Un aut aut che, già da molti anni, era stato fatto recapitare al presidente turco. L’attuale novità che potrebbe far cambiare lo scenario si ritrova nel rapporto positivo tra il Presidente Trump e il Presidente Erdogan che, di fatto, ha creato un nuovo clima di cooperazione perché intrecciato con altre partite, come le relazioni con il golfo, il piano Witkoff, Israele.
“La nostra speranza – ha aggiunto Barrack – è che questi colloqui portino a una svolta nei prossimi mesi, che soddisfi sia i requisiti di sicurezza degli Stati Uniti che della Turchia”. Ma dove potrebbe essere il nodo maggiore?
LA DECISIONE DI TRUMP
Due gli elementi su cui poggiare un’analisi in quanto più possibile oggettiva e ampia. Il “personaggio” Trump in quanto tale e i riverberi in seno alla Nato e al Mediterraneo. Intervistato pochi giorni fa, il presidente degli Stati Uniti ha affermato che la Turchia è talvolta vista come un partner difficile all’interno dell’Alleanza Atlantica, ma ha sottolineato che l’alleanza è più forte con Ankara al suo interno. Ha poi elogiando Erdoğan come un leader risoluto in grado di risolvere rapidamente i problemi, definendolo “un tipo duro” e “un mio amico”, aggiungendo che i leader europei gli chiedono di chiamare Erdoğan quando “non possono parlargli”.
“Ci sono Paesi che sono difficili da includere nella Nato, ma non è che non dovrebbero farne parte. Penso che sia positivo averli”, ha dichiarato a Politico citando la Turchia come esempio. Infine Trump ha contrapposto la leadership di Erdoğan a quella di altri leader europei, criticandoli per la loro indecisione e per i limiti politici. Per Ankara i vantaggi di un rientro nel programma F-35 sarebbero molteplici: in primis garantirle il tanto agognato l’accesso alla tecnologia avanzata dei caccia, oltre a rafforzare l’interoperabilità con la Nato stessa. In secondo luogo l’esito finale potrebbe sancire il definitivo disgelo nelle relazioni tra Stati Uniti e Turchia. Ma non mancano i punti interrogativi.
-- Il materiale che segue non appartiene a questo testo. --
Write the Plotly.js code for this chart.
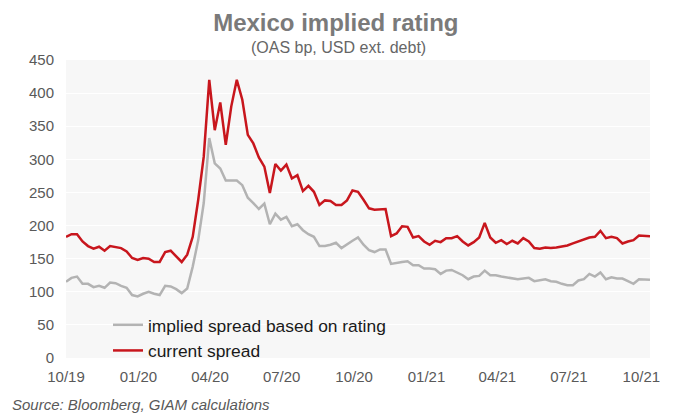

LE CONSEGUENZE NEL MEDITERRANEO
La prima riflessione da fare riguarda il rapporto di una Turchia dotata di F-35 con altri players regionali, come Israele, Cipro, Grecia. La Grecia ha i Rafale francesi oltre agli F-16 ammodernati e, tra qualche anno, disporrà di cinque F-35.
Cipro sta iniziando una nuova fase di autonomia strategica, dopo anni di “protettorato” inglese e sta realizzando una base per sommergibili. Su Israele pende l’aspra contrapposizione ideologica in piedi con Ankara. A tale scenario va sommato il dossier energetico, di primaria importanza quanto a strategie future, intimamente connesse all’approvvigionamento energetico europeo, visti i consistenti quantitatvi di gas presenti nel Mediterraneo orientale e visti gli accordi che i singoli paesi stanno siglando sulla propria zona economica esclusiva (come quello tra Libia e Turchia).
Infine la Nato: la Turchia ha il secondo esercito in assoluto, ma l’Alleanza sta cambiando pelle per stessa ammissione trumpiana. Nella nuova Nato, dunque, quale potrà essere il ruolo turco?